Re this original issue: NAICS parameters that are required for the EWKS API and optional for the CBP APIs have been added in https://github.com/hrecht/censusapi/commit/0fc5dcf364d2a85d1bb4ada63f11eb28618c448b for the next release.

NAICS codes can now be specified in the business patterns and ewks APIs. The argument for NAICS codes depends on the vintage of data being used - NAICS2012, NAICS2007, NAICS2002, NAICS1997, or SIC. The best way to determine which one to use is the API endpoint's documentation, e.g. https://www.census.gov/data/developers/data-sets/cbp-nonemp-zbp/cbp-api.2005.html

New functionality: This API call https://api.census.gov/data/1986/cbp?get=ESTAB,SIC_TTLGEO_TTL&for=county:*&in=state:01&SIC=70 can now be run using the latest development version of censusapi.

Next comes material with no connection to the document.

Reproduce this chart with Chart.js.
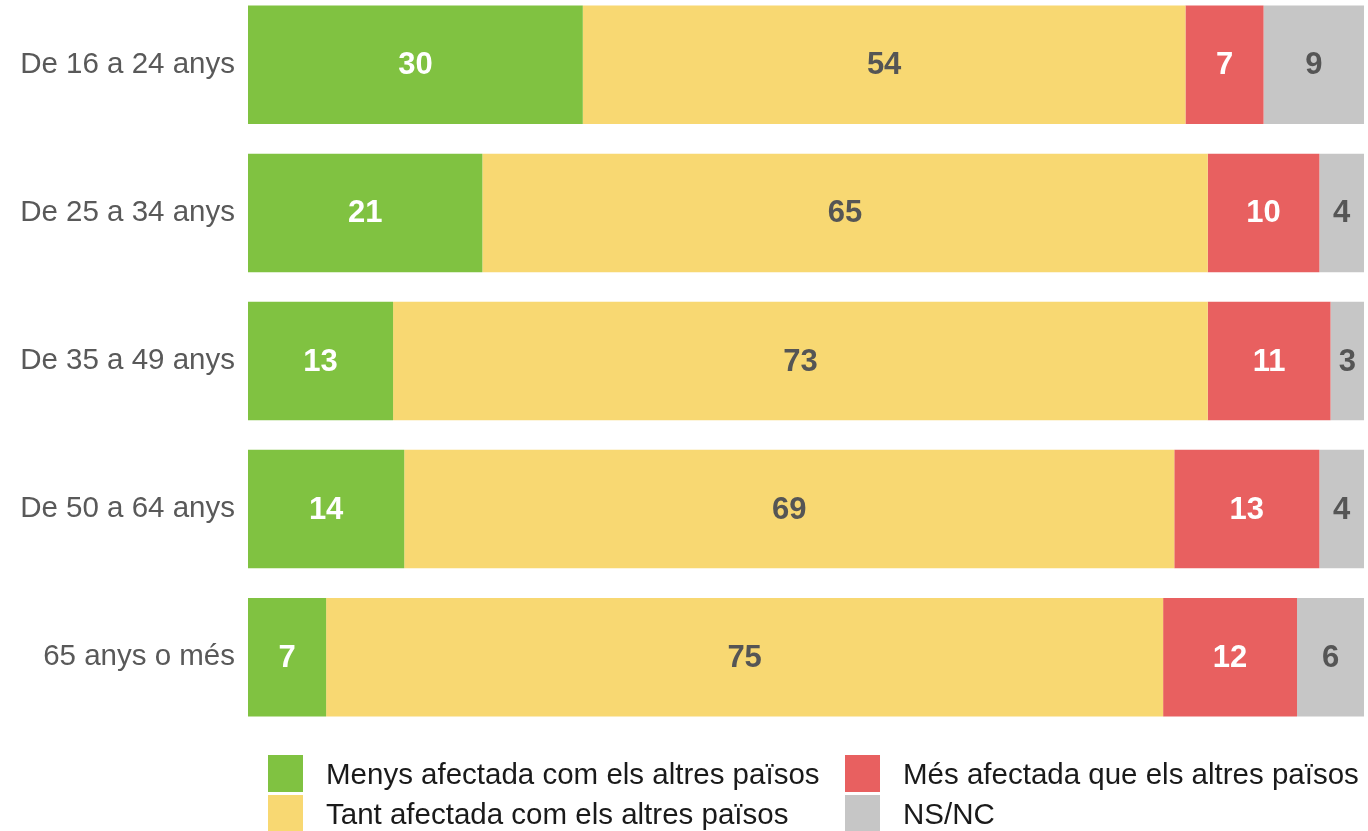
<!DOCTYPE html>
<html lang="ca">
<head>
  <meta charset="UTF-8">
  <title>Afectació per edat</title>
  <script src="https://cdn.jsdelivr.net/npm/chart.js"></script>
  <style>
    body { margin: 0; background: #fff; font-family: "Liberation Sans", Arial, sans-serif; overflow: hidden; }
    #wrap { position: absolute; left: 0; top: -40px; width: 1368px; height: 802px; }
    .lg { position: absolute; font-size: 29.5px; color: #1a1a1a; line-height: 37px; white-space: nowrap; }
    .sq { position: absolute; width: 35px; height: 37px; }
  </style>
</head>
<body>
  <div id="wrap"><canvas id="grafic"></canvas></div>
  <div id="llegenda"></div>

<script>
  const edats = ['De 16 a 24 anys', 'De 25 a 34 anys', 'De 35 a 49 anys', 'De 50 a 64 anys', '65 anys o més'];
  const menys = [30, 21, 13, 14, 7];
  const tant = [54, 65, 73, 69, 75];
  const mes = [7, 10, 11, 13, 12];
  const nsnc = [9, 4, 3, 4, 6];

  const series = [
    { label: 'Menys afectada com els altres països', data: menys, color: '#80c241', text: '#ffffff' },
    { label: 'Tant afectada com els altres països', data: tant, color: '#f8d872', text: '#555555' },
    { label: 'Més afectada que els altres països', data: mes, color: '#e86060', text: '#ffffff' },
    { label: 'NS/NC', data: nsnc, color: '#c6c6c6', text: '#555555' }
  ];

  // etiquetes de valor al centre de cada tram
  const etiquetes = {
    id: 'etiquetes',
    afterDatasetsDraw(chart) {
      const ctx = chart.ctx;
      ctx.save();
      ctx.font = 'bold 31px "Liberation Sans", Arial, sans-serif';
      ctx.textAlign = 'center';
      ctx.textBaseline = 'middle';
      chart.data.datasets.forEach(function (ds, i) {
        chart.getDatasetMeta(i).data.forEach(function (bar, j) {
          const c = bar.getCenterPoint();
          ctx.fillStyle = series[i].text;
          ctx.fillText(ds.data[j], c.x, c.y + 1);
        });
      });
      ctx.restore();
    }
  };

  new Chart(document.getElementById('grafic'), {
    type: 'bar',
    data: {
      labels: edats,
      datasets: series.map(function (s) {
        return { label: s.label, data: s.data, backgroundColor: s.color, borderWidth: 0,
                 barPercentage: 1, categoryPercentage: 0.8 };
      })
    },
    options: {
      indexAxis: 'y',
      responsive: true,
      maintainAspectRatio: false,
      animation: false,
      layout: { padding: { right: 4, top: 0, bottom: 0 } },
      plugins: { legend: { display: false }, tooltip: { enabled: false } },
      scales: {
        x: { stacked: true, min: 0, max: 100, display: false },
        y: {
          stacked: true,
          grid: { display: false, drawTicks: false },
          border: { display: false },
          ticks: { color: '#595959', padding: 13, font: { size: 29.5, family: '"Liberation Sans", Arial, sans-serif' } },
          afterFit: function (scale) { scale.width = 248; }
        }
      }
    },
    plugins: [etiquetes]
  });

  // llegenda en dues columnes
  const llocs = [
    { x: 268, y: 755 }, { x: 268, y: 795 }, { x: 845, y: 755 }, { x: 845, y: 795 }
  ];
  const llegenda = document.getElementById('llegenda');
  series.forEach(function (s, i) {
    const p = llocs[i];
    llegenda.innerHTML += '<div class="sq" style="left:' + p.x + 'px;top:' + p.y + 'px;background:' + s.color + '"></div>' +
      '<div class="lg" style="left:' + (p.x + 58) + 'px;top:' + (p.y) + 'px">' + s.label + '</div>';
  });
</script>
</body>
</html>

cbp_1986 <- getCensus(name = "cbp",
  vintage = "1986",
  vars = c("ESTAB", "SIC_TTL", "GEO_TTL"),
  region = "county:*",
  regionin = "state:1",
  sic = "70")

@mattwilliamson13 I hope this addresses your issue! Please let me know if this works.

mattwilliamson13 commented 6 years ago

Thanks @hrecht! Sorry for the delay in getting back to you. This seems to do what I need. Really appreciate your help.